Surely the West End isn't that far from his London home? "Yeah, but we're in the country at weekends. Our main house is in the country, all our stuff is in the country, and that's home, though the boys, who are four, two and one, are in school in London during the week.

"That's a lot of bath times to miss. A year of bath times. I don't think I can do it. We were on tour last year doing Armstrong and Miller - and obviously that's compounded by travel, which is not something I would have on the West End - I mean, listen, I am already talking myself into it, aren't I? Hmm." Ah, he's smiling again. "Maybe sometime, but not until the children are a bit older. They're getting to an age now where I'm already beginning to appreciate that what seemed like a massive task of parenting - now that the oldest, and to a degree, the two-year-old, are being a little bit more independent, your role isn't one of constant superintending, as it was to start with. I'm a very engaged dad, and already the reward is so much greater, because my children know me really well. And they don't think, 'Oh God, it's Dad, he doesn't know one end of me from another.'"

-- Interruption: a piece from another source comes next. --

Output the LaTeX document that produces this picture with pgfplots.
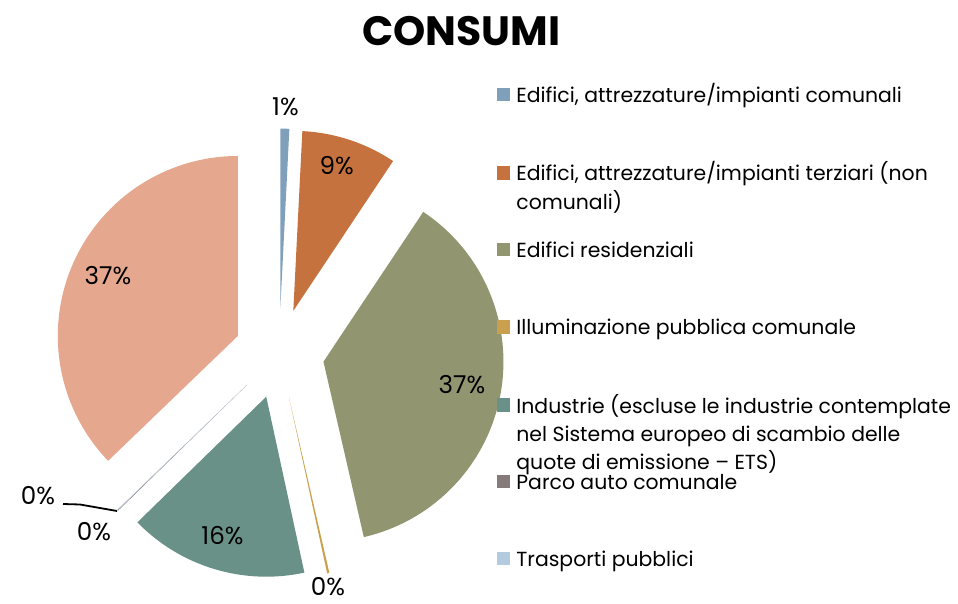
\documentclass[border=0pt]{standalone}
\usepackage{fontspec}
\setmainfont{Poppins}
\usepackage{pgfplots}
\pgfplotsset{compat=1.18}

\definecolor{cComunali}{HTML}{7F9FBA}
\definecolor{cTerziari}{HTML}{C6723E}
\definecolor{cResid}{HTML}{929670}
\definecolor{cIllum}{HTML}{C9A04E}
\definecolor{cIndustrie}{HTML}{6A9188}
\definecolor{cParco}{HTML}{857B7B}
\definecolor{cTrasporti}{HTML}{B4CADF}
\definecolor{cAltro}{HTML}{E5A88F}

\newcommand\lbl{\fontsize{12.3}{14}\selectfont}
\newcommand\leg{\fontsize{10.2}{14}\selectfont}

% pie geometry, in pixel units of the axis
\def\pcx{279.2}\def\pcy{353.6}\def\prad{180}\def\pexp{45}
\gdef\pcum{0}

% value, colour, label x, label y
\newcommand\pieslice[4]{%
  \pgfmathsetmacro\angA{90-3.6*\pcum}%
  \pgfmathsetmacro\angB{90-3.6*(\pcum+#1)}%
  \pgfmathsetmacro\angM{(\angA+\angB)/2}%
  \pgfmathsetmacro\tipx{\pcx+\pexp*cos(\angM)}%
  \pgfmathsetmacro\tipy{\pcy-\pexp*sin(\angM)}%
  \pgfmathtruncatemacro\pct{round(#1)}%
  \edef\doslice{%
    \noexpand\addplot[draw=none, fill=#2, domain=\angB:\angA, samples=90]
      ({\tipx+\prad*cos(x)}, {\tipy-\prad*sin(x)}) -- (axis cs:\tipx,\tipy) -- cycle;
    \noexpand\node[font=\noexpand\lbl] at (axis cs:#3,#4) {\pct\noexpand\%};
  }%
  \doslice
  \pgfmathsetmacro\tmp{\pcum+#1}%
  \xdef\pcum{\tmp}%
}

% legend: y centre, colour, text
\newcommand\legitem[3]{%
  \node[fill=#2, minimum size=6.65pt, inner sep=0pt] at (axis cs:503.8,#1) {};
  \node[font=\leg, anchor=base west, inner sep=0pt, yshift=-4pt] at (axis cs:516,#1) {#3};
}
\newcommand\legline[3]{% y centre, line number, text
  \node[font=\leg, anchor=base west, inner sep=0pt, yshift={-4pt-#2*14.15pt}] at (axis cs:516,#1) {#3};
}

\begin{document}
\begin{tikzpicture}
\begin{axis}[
    width=479pt, height=302pt, scale only axis,
    xmin=0, xmax=958, ymin=0, ymax=604, y dir=reverse,
    hide axis, clip=false,
]
\pieslice{0.8}{cComunali}{285.4}{106.5}
\pieslice{8.55}{cTerziari}{336.7}{166}
\pieslice{37.05}{cResid}{462}{385}
\pieslice{0.2}{cIllum}{328}{587}
\pieslice{16.1}{cIndustrie}{222.5}{536}
\pieslice{0.05}{cParco}{94}{531.5}
\pieslice{0.05}{cTrasporti}{38}{496}
\pieslice{37.2}{cAltro}{108}{276}

\draw[black, line width=0.9pt] (axis cs:63,504) -- (axis cs:80,504.5) -- (axis cs:117,511);

\node[font=\fontsize{20.5}{26}\selectfont\bfseries] at (axis cs:461.5,31) {CONSUMI};

\legitem{94.7}{cComunali}{Edifici, attrezzature/impianti comunali}
\legitem{173}{cTerziari}{Edifici, attrezzature/impianti terziari (non}
\legline{173}{1}{comunali)}
\legitem{249.3}{cResid}{Edifici residenziali}
\legitem{327}{cIllum}{Illuminazione pubblica comunale}
\legitem{405}{cIndustrie}{Industrie (escluse le industrie contemplate}
\legline{405}{1}{nel Sistema europeo di scambio delle}
\legline{405}{2}{quote di emissione – ETS)}
\legitem{481.7}{cParco}{Parco auto comunale}
\legitem{558.5}{cTrasporti}{Trasporti pubblici}
\end{axis}
\pgfresetboundingbox
\path (0,0) rectangle (479pt,302pt);
\end{tikzpicture}
\end{document}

What was he like as a young man? When he went to university to read English, what was his ultimate goal? "I had no idea what I wanted to be. I think I knew I wasn't going to be a professional singer, though I thought about it. I was a choral scholar and did some soloist work towards the end of my time at Trinity. I loved the idea, and I was so glad and flattered that anyone thought it was something I should do. Then quite early on I recognised that you have to love that life. It's peripatetic ad infinitum. The more successful you are, the more far-flung your life is, and you do live out of a suitcase. Friends of mine who have gone on into professional singing, their diaries are completely at the mercy of travelling all over Europe to the festivals."

When did the penny drop that comedy and acting were the way forward? "Golly, I don't know. I genuinely thought university was three years when vast maturity would sink around my shoulders along with a clear sense of purpose, and I'm afraid it didn't. But what did settle around my shoulders was a sense of self reliance. There's a very important part of what the Footlights achieves, this splendid sense of self-sufficiency.

"The student body, every year, put on a huge national tour that's written, performed, produced, managed, and mounted by the undergraduate body. And it's amazing. They play 1,200-seat theatres across the country. So we leave Cambridge with a tremendous sense of - it's not entitlement. I think people, with some justification, might think that, but it's a sense of, 'Well, I'm not going to let the grass grow under my feet. I can get this thing going now.'

"So a gang of us set up a comedy club in Notting Hill immediately after leaving Cambridge, and it went for two or three years, very successfully. It meant we were instantly doing something. Within months we had TV producers there and comedy developers constantly coming in, and little bit parts would come our way."

That train of his won't wait, but before we part, with an eye to our publication date, I wonder if Armstrong, who, with Miller, was nominated for a Perrier Comedy Award in 1996, has a top tip for first-time Fringe performers? "Yes. If you're just starting out, take massive risks with the material you're taking to Edinburgh, but be very honest with yourself once you're there. Be quick to get rid of anything that is not working. Edinburgh is the place for opening a new chapter. The Fringe is an amazing thing. I am always amazed I'm alive by the end of it."

• Epic Win is scheduled to begin on 20 August, on BBC1. Pointless is on BBC1 at 5:15, daily.